Whether it be a different country or state, a tropical island, or a foreign province; before you can truly understand and appreciate that place, you must first be able to identify with your own.
I did not realize this right away.
I was always stressed about the cost of getting my career started and how strenuous it would be on my bank account. Until I decided to do my first project on putting the experience before the photograph.
It was then that I found out how diversely beautiful my home of California is.
For this project, I wanted to explore a myriad landscapes and their relation to people that try to only take from nature to collect and have souvenirs in jars at home.
I had to take six photographs to cover the requirements for the final project, and I was very much concerned about the time frame. I thought that there was no way I could figure it out and get it done in the month that was given to me.
It also crossed my mind that this idea was way too ambitious for an end-of-semester project and that it would probably take me years to get something like that done.
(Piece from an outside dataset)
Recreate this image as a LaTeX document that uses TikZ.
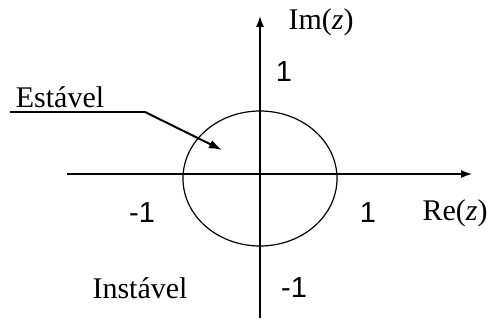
\documentclass[tikz,border=0pt]{standalone}
\usepackage{fontspec}
\setmainfont{Liberation Serif}
\newfontfamily\digitfont{Liberation Sans}
\usetikzlibrary{arrows.meta, positioning}

\begin{document}
\begin{tikzpicture}[
    x=1pt, y=-1pt,
    % estilos
    axis/.style={line width=1.4pt, -{Latex[length=11pt, width=8pt]}},
    lbl/.style={inner sep=0pt, font=\fontsize{30}{36}\selectfont},
    num/.style={inner sep=0pt, font=\fontsize{29}{34}\digitfont},
    pointer/.style={line width=2pt, -{Latex[length=13pt, width=9pt]}}
]
\useasboundingbox (0,0) rectangle (493,323);

% eixos
\coordinate (xl) at (67,174);
\coordinate (xr) at (472,174);
\coordinate (yb) at (260,318);
\coordinate (yt) at (260,16);
\draw [axis] (xl) -- (xr);
\draw [axis] (yb) -- (yt);

% circulo unitario
\draw [line width=1.2pt] (260,178.5) ellipse [x radius=77, y radius=67.5];

% rotulos dos eixos
\node (im) [lbl] at (321,22) {Im(\textit{z})};
\node (re) [lbl] at (455,213) {Re(\textit{z})};
\node (ytop) [num] at (284,72) {1};
\node (ybot) [num] at (294,288) {-1};
\node (xneg) [num] at (142,213) {-1};
\node (xpos) [num] at (368,213) {1};

% regioes
\node (estavel) [lbl] at (60,97) {Estável};
\node (instavel) [lbl] at (140,288) {Instável};

% seta de Estavel
\coordinate (ul) at (10,112);
\coordinate (bend) at (145,112);
\coordinate (tip) at (222,150);
\draw [line width=1.2pt] (ul) -- (bend);
\draw [pointer] (bend) -- (tip);

\end{tikzpicture}
\end{document}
I had places in mind that I wanted to go, but they were hundreds of thousands of miles away, and I knew it was completely implausible.
So I sat down, and researched.
Immediately, I found places within just a few hours of my own home that I had never knew existed.
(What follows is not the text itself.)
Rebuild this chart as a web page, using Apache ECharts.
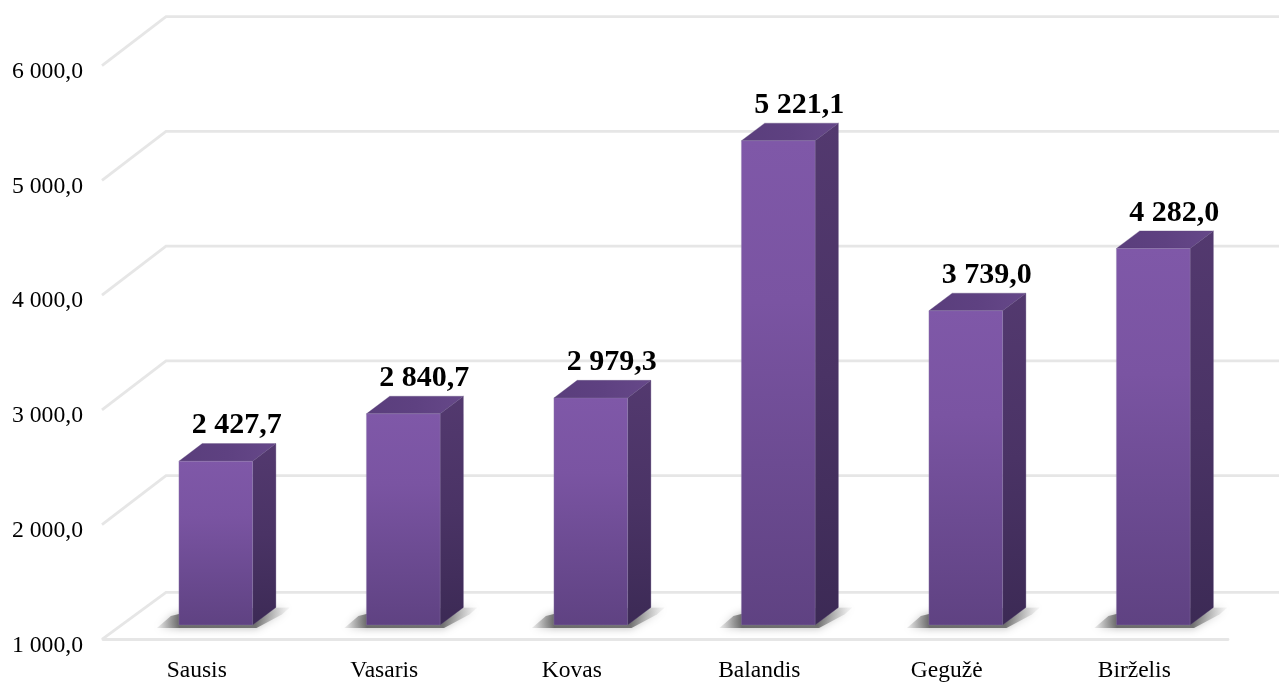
<!DOCTYPE html>
<html><head><meta charset="utf-8">
<style>html,body{margin:0;padding:0;background:#fff}#c{width:1279px;height:682px}</style>
<script src="https://cdn.jsdelivr.net/npm/echarts@6/dist/echarts.min.js"></script>
</head><body><div id="c"></div>
<script>
const categories = ['Sausis','Vasaris','Kovas','Balandis','Gegužė','Birželis'];
const values = [2427.7,2840.7,2979.3,5221.1,3739.0,4282.0];
const yTicks = [1000,2000,3000,4000,5000,6000];
const fmt = v => { const s = v.toFixed(1).replace('.',','); const n = s.length; return s.slice(0,n-5)+' '+s.slice(n-5); };
const SERIF = '"Liberation Serif","Times New Roman",serif';
const LINE = '#e6e6e6';
const grad = (x1,y1,x2,y2,c) => new echarts.graphic.LinearGradient(x1,y1,x2,y2,c.map((k,i)=>({offset:c.length>1?i/(c.length-1):0,color:k})));

function renderWall(params, api){
  const p = api.coord([0, api.value(0)]);
  const cs = params.coordSys;
  const fx = cs.x - 1, bx = cs.x + 63, by = p[1] - 49 + (api.value(0)===1000 ? 2 : 0);
  const children = [{type:'polyline',shape:{points:[[fx,p[1]],[bx,by],[api.getWidth(),by]]},style:{stroke:LINE,lineWidth:2.8,fill:null}}];
  return {type:'group',children};
}
function renderBar(params, api){
  const c = api.coord([api.value(0), api.value(1)]);
  const b = api.coord([api.value(0), 1000]);
  const W = 73.7, DX = 23.3, DY = 17.6, SX = 19, SY = 14.3;
  const cx = c[0]+SX, l = cx-W/2, r = cx+W/2, t = c[1]-SY, y0 = b[1]-SY;
  const children = [
    {type:'polygon',shape:{points:[[l-22,y0+3],[l-8,y0-9],[l+20,y0-16],[r+DX+14,y0-DY],[r+DX+6,y0-DY+7],[r+4,y0+3]]},
     style:{fill:new echarts.graphic.LinearGradient(0,0,1,0,[
       {offset:0,color:'rgba(140,140,140,.15)'},{offset:.17,color:'rgba(90,90,90,.85)'},
       {offset:.74,color:'rgba(90,90,90,.8)'},{offset:1,color:'rgba(180,180,180,.1)'}]),shadowBlur:9,shadowColor:'rgba(130,130,130,.7)'}},
    {type:'polygon',shape:{points:[[r,t],[r+DX,t-DY],[r+DX,y0-DY],[r,y0]]},
     style:{fill:grad(0,0,0,1,['#53396f','#4a3365','#3c2a55']),stroke:'rgba(90,70,120,.3)',lineWidth:1}},
    {type:'polygon',shape:{points:[[l,t],[l+DX,t-DY],[r+DX,t-DY],[r,t]]},
     style:{fill:grad(0,0,1,0,['#5a3e7c','#5e4181','#664889']),stroke:'rgba(90,70,120,.3)',lineWidth:1}},
    {type:'rect',shape:{x:l,y:t,width:W,height:y0-t},
     style:{fill:grad(0,0,0,1,['#7f58a8','#7a54a2','#6c4b92','#5f4282']),stroke:'rgba(150,135,175,.3)',lineWidth:1}},
    {type:'text',style:{text:fmt(api.value(1)),x:cx+21,y:t-DY-18,align:'center',verticalAlign:'middle',
      font:'bold 30px '+SERIF,fill:'#000'}}
  ];
  return {type:'group',children};
}
const chart = echarts.init(document.getElementById('c'),null,{renderer:'canvas'});
chart.setOption({
  animation:false,
  backgroundColor:'#fff',
  grid:{left:103,right:51,top:65.7,height:573.6,containLabel:false,outerBoundsMode:'none'},
  xAxis:{type:'category',data:categories,
    axisLine:{lineStyle:{color:LINE,width:2.8}},axisTick:{show:false},
    axisLabel:{color:'#000',fontFamily:SERIF,fontSize:23.5,margin:20}},
  yAxis:{type:'value',min:1000,max:6000,interval:1000,
    axisLine:{show:false},axisTick:{show:false},splitLine:{show:false},
    axisLabel:{color:'#000',fontFamily:SERIF,fontSize:23.7,margin:20,formatter:fmt,verticalAlign:'top',lineHeight:12}},
  series:[
    {type:'custom',coordinateSystem:'cartesian2d',renderItem:renderWall,silent:true,z:1,
      encode:{y:0},data:yTicks.map(v=>[v])},
    {type:'custom',coordinateSystem:'cartesian2d',renderItem:renderBar,z:3,
      encode:{x:0,y:1},data:values.map((v,i)=>[i,v])}
  ]
});
</script></body></html>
This is when it clicked for me.
Midnight spontaneous trips out to the middle of nowhere.
Technically illegal camping.
Below freezing weather.
Jumping into the ocean at 6 a.m. in the middle of winter.
No cell service.
Being surprised with hundreds of obstacles — from getting lost, to not bringing the right supplies because we did not do enough research on the place itself, or when we would choose a place at 10 that morning and get there by 2 a.m. the next day.
This project curated memories that I will never forget.
Moments that I will cherish forever.
It gave me a new meaning for travel and a better understanding for it.
Never before had I realized how diversely magnificent my home is.
California is not only sandy beaches and sunshine.
It is hot springs hidden behind two hour hikes in the high desert and a valley of trees.
It is fields of sand deposits formed thousands of years ago.
It is deserts with nothing around for miles.
It is snowy mountains and national forests and open fields and lost coasts and thousands of redwoods.
It is sandy-rocky-pebble-cliff covered-moss covered beaches where forests meet the coastline.
And that’s not even the beginning of it.
To be a traveller, you must first learn everything you can about your home.
Take the time to get to know it like the back of your hand.
Do some research and find places you have never even heard of before and go there.
Take spontaneous trips at midnight and find yourself in awe when you see what you wake up to.
Find your new favorite place and make moments you can never forget.
Believe it or not, it’s all in your own backyard.